De même, alors que la production de céréales par personne et par an est proche de 400 kgs en moyenne mondiale (données Banque Mondiale et graphique en commentaire), cette valeur n'est que de 220 kgs en Inde, soit 40% de moins. A titre de comparaison, cette valeur est de une tonne (de céréales par personne et par an) en France, de 1,4 tonne aux USA et de 800 kgs en Russie.
Comment un pays qui produit aussi peu (enfin relativement aux autres grands exportateurs) peut-il dégager un surplus ?
Une des explications possibles vient peut-être de l'utilisation de ces céréales : l'Inde produit 40% de viande de boeuf en moins que la France (alors que sa population est 20 fois plus nombreuse), 7 fois moins de viande de porc, et "seulement" 3 fois plus de volaille (donc en fait 6 fois moins par habitant).

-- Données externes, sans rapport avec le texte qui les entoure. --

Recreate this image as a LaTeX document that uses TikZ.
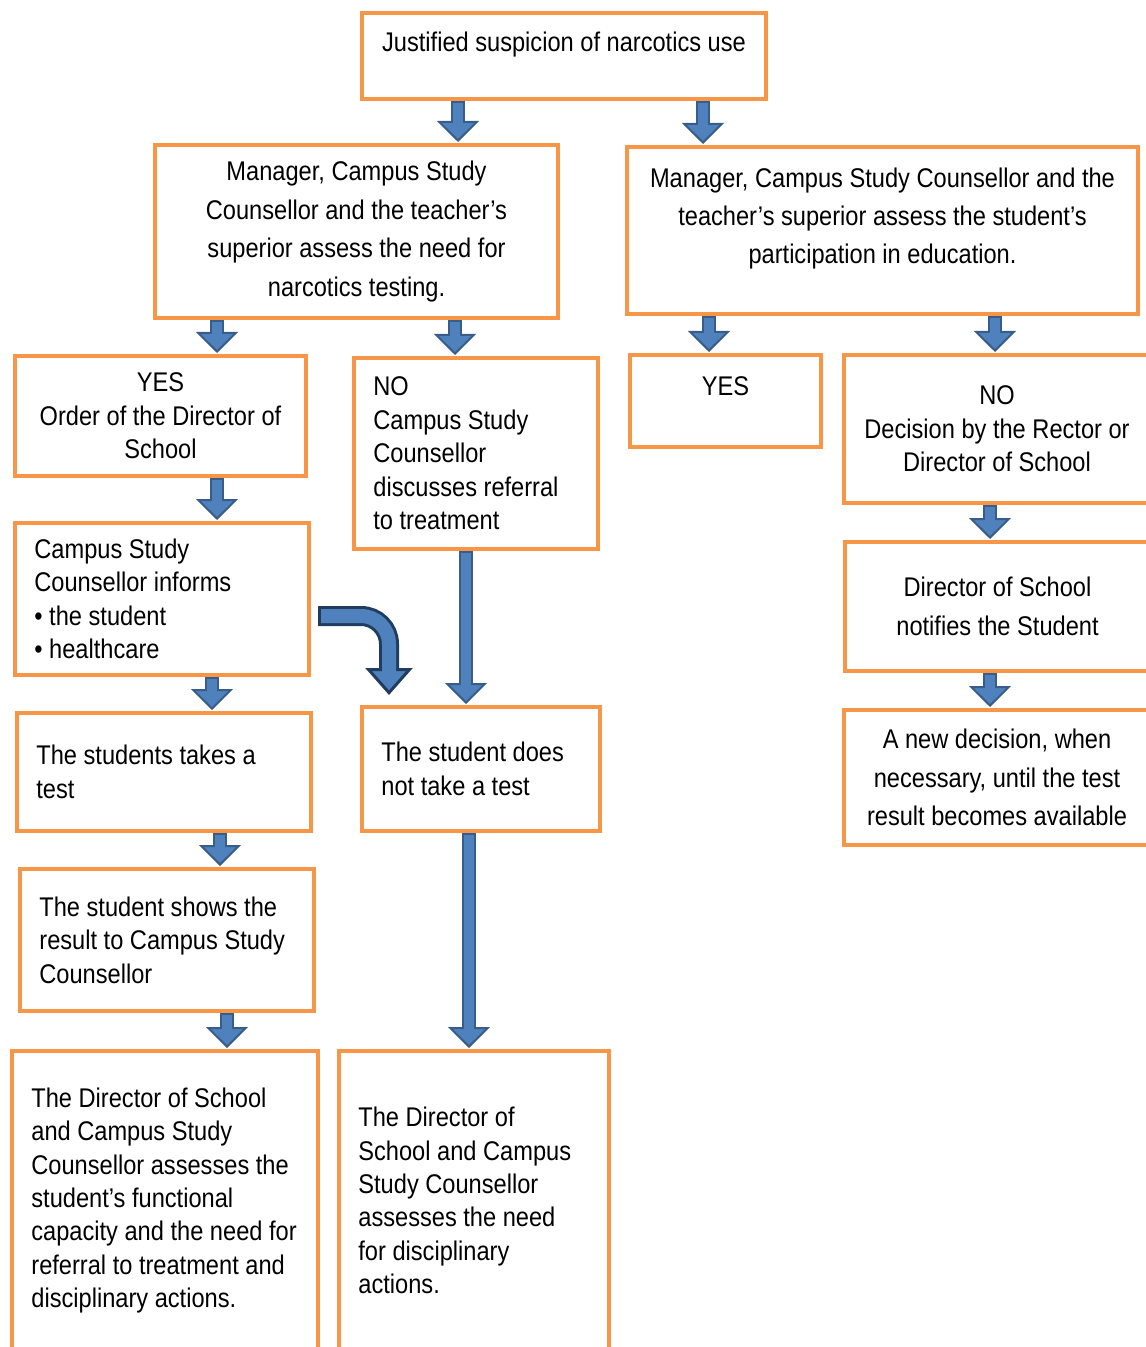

L'espérance de vie à la naissance y est de 70 ans.
Il n'en reste pas moins que cette décision indienne a contribué à faire grimper les prix des céréales au plafond pour les échanges internationaux. Cela va contribuer à rendre encore plus difficile l'accès (économique) à la nourriture dans les pays fortement importateurs (dont plusieurs pays d'Afrique du Nord).
Cette nouvelle n'est hélas qu'une demi-surprise : avec une population planétaire en hausse, des approvisionnements agricoles qui vont être négativement impactés par le changement climatique et/ou l'accès plus difficile à l'énergie (gaz pour les engrais, pétrole pour la mécanisation et le transport aval, gaz et pétrole pour les phytosanitaires) la seule question est de savoir à quel rythme et à quel horizon de temps on verra apparaître des tensions croissantes.
Notre nouvelle première ministre arrive pile dans une petite répétition générale de ce qui sera de plus en plus notre quotidien : des conditions de température et de précipitations pas sympathiques, un accès à l'énergie plus difficile, des chaines mondialisées perturbées, et une inflation qui va en conséquence devenir plus ou moins structurelle, du moins exprimée en nombre d'heures de travail nécessaires pour se payer quelque chose.
Nous ne pouvons pas faire grand chose à court terme en ce qui concerne la production céréalière en dehors de nos frontières. Par contre nous devrions nous doter aussi vite que possible d'une boite à outils appropriée pour anticiper et planifier avec le monde tel qu'il va être, et non tel que l'on aimerait qu'il soit.